Un roman d’Akram Musallam. Littérature de Palestine. C’est dans un dancing situé sur la côte israélienne qu’un jeune Palestinien fait la rencontre avec une Française. Depuis, elle, ou plutôt son tatouage en forme de scorpion, hante ses rêves nocturnes et ses pensées de la journée. Et c’est autour de cette nouvelle obsession que l’auteur nous construit sa métaphore, pleine d’autodérision, lucidité et amertume à la fois.
A en croire ce roman, c’est plus un scorpion tatoué au dos d’une jeune Française que le narrateur a rencontré un soir, que la femme elle-même. Depuis, ce scorpion hante sa vie, ses rêves et ses pensées. Il le voit partout, en train d’escalader le miroir de sa chambre, mais n’y parvenant pas, le scorpion tombe et recommence sans cesse… ruisselant de sueur. C’est dire combien est grande son impuissance. Mais comment un scorpion, qui ne boit pas d’eau, qui n’a pas de pores, peut-il transpirer? Et s’il transpire, ne perd-il pas ainsi tout son venin?
Le roman est ainsi construit, de bout en bout, sur cette métaphore autour du scorpion. L’auteur parvient à dénoncer avec le verbe la situation palestinienne après la deuxième intifada et les accords d’Oslo en 1994 qui avaient donné tant de faux espoirs: une pseudo-autonomie dans un territoire que ravagent aussi bien les chars israéliens qu’une Autorité palestinienne corrompue et impuissante. Mais cette métaphore de la situation politique, l’auteur la transparait avec lucidité, amertume et autodérision.
En fait, l’impuissance du scorpion est aussi celle du père du narrateur.

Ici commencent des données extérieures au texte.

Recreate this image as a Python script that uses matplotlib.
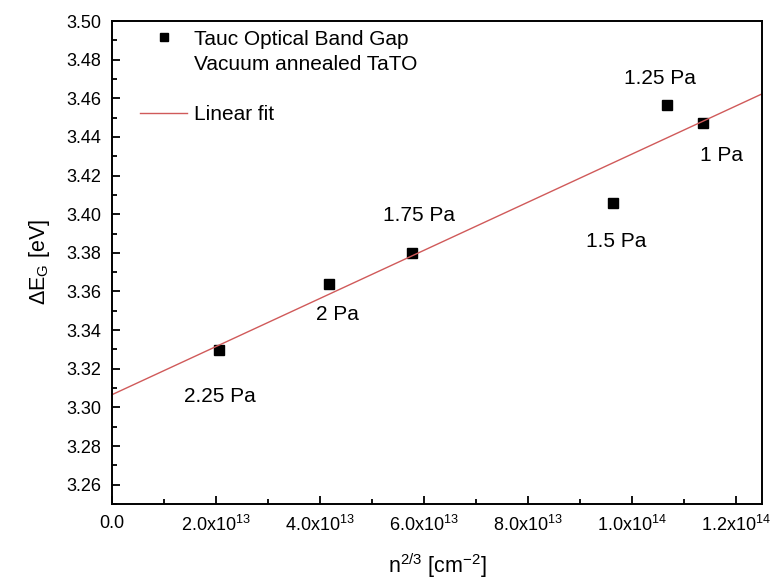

Un père qui a perdu l’usage de sa jambe, et sa virilité avec, non pas à cause de la guerre mais d’un clou rouillé. Malgré cela, voilà que le père demande incessamment à son fils de prendre soin de sa jambe amputée, comme s’il ne parvient pas à accepter cette perte si douloureuse.
D’autres protagonistes apparaissent dans le roman, tout aussi attachants. Comme le personnage d’un prisonnier appelé « mulet de la révolution » qui vient d’être libéré après dix-huit ans d’emprisonnement… seulement… et qui se trouve contraint de servir ceux qui l’ont toujours considéré comme un vrai mulet…
A chacun de ses personnages, l’auteur donne une forte charge symbolique, avec une écriture à la fois sobre et dense. Né en 1972 à Talfit, près de Naplouse, Akram Musallam est journaliste et écrivain. Il a obtenu un diplôme en littérature arabe à l’université de Bir Zeit. Journaliste et reporter au quotidien Al-Ayyâm, il a déjà publié un premier roman « Les Tourments d’Alexandre ». L’histoire du scorpion qui ruisselait de sueur est son deuxième roman, édité par Actes Sud, Sindbad.